The three lords wrote each to Philip, informing him that they had reëntered the council, and making the most earnest protestations of loyalty. Philip, on his part, graciously replied to each, and in particular to the prince of Orange, who had intimated that slanderous reports respecting himself had found their way to the royal ear. The king declared "he never could doubt for a moment that William would continue to show the same zeal in his service that he had always done; and that no one should be allowed to cast a reproach on a person of his quality, and one whom Philip knew so thoroughly."[600] It might almost seem that a double meaning lurked under this smooth language. But whatever may have been felt, no distrust was exhibited on either side. To those who looked on the surface only,—and they were a hundred to one,—it seemed as if the dismissal of the cardinal had removed all difficulties; and they now confidently relied on a state of permanent tranquillity. But there were others whose eyes looked deeper than the calm sunshine that lay upon the surface; who saw, more distinctly than when the waters were ruffled by the tempest, the rocks beneath, on which the vessel of state was afterward to be wrecked.

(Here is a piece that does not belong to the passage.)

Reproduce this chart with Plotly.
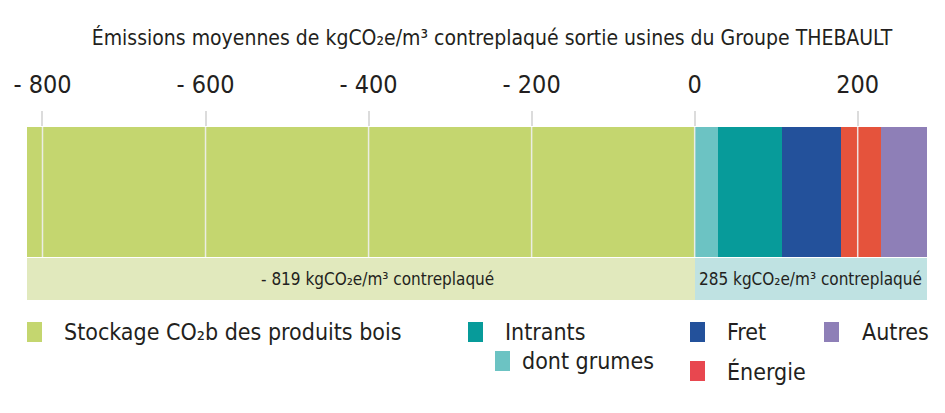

The cardinal, on leaving the Low Countries, retired to his patrimonial estate at Besançon,—embellished with all that wealth and a cultivated taste could supply. In this pleasant retreat the discomfited statesman found a solace in those pursuits which in earlier, perhaps happier, days had engaged his attention.[601] He had particularly a turn for the physical sciences. But he was fond of letters, and in all his tastes showed the fruits of a liberal culture. He surrounded himself with scholars and artists, and took a lively[{224}] interest in their pursuits. Justus Lipsius, afterwards so celebrated, was his secretary. He gave encouragement to Plantin, who rivalled in Flanders the fame of the Aldi in Venice. His generous patronage was readily extended to genius, in whatever form it was displayed. It is some proof how widely extended, that, in the course of his life, he is said to have received more than a hundred dedications. Though greedy of wealth, it was not to hoard it, and his large revenues were liberally dispensed in the foundation of museums, colleges, and public libraries. Besançon, the place of his residence, did not profit least by this munificence.[602]

Such is the portrait which historians have given to us of the minister in his retirement. His own letters show that, with these sources of enjoyment, he did not altogether disdain others of a less spiritual character. A letter to one of the regent's secretaries, written soon after the cardinal's arrival at Besançon, concludes in the following manner: "I know that God will recompense men according to their deserts. I have confidence that he will aid me; and that I shall yet be able to draw profit from what my enemies designed for my ruin. This is my philosophy, with which I endeavor to live as joyously as I can, laughing at the world, its calumnies and its passions."[603]

With all this happy mixture of the Epicurean and the Stoic, the philosophic statesman did not so contentedly submit to his fate as to forego the hope of seeing himself soon reinstated in authority in the Netherlands. "In the course of two months," he writes, "you may expect to see me there."[604] He kept up an active correspondence with the friends whom he had left in Brussels, and furnished the results of the information thus obtained, with his own commentaries, to the court at Madrid. His counsel was courted, and greatly considered, by Philip; so that from the shades of his retirement the banished minister was still thought to exercise an important influence on the destiny of Flanders.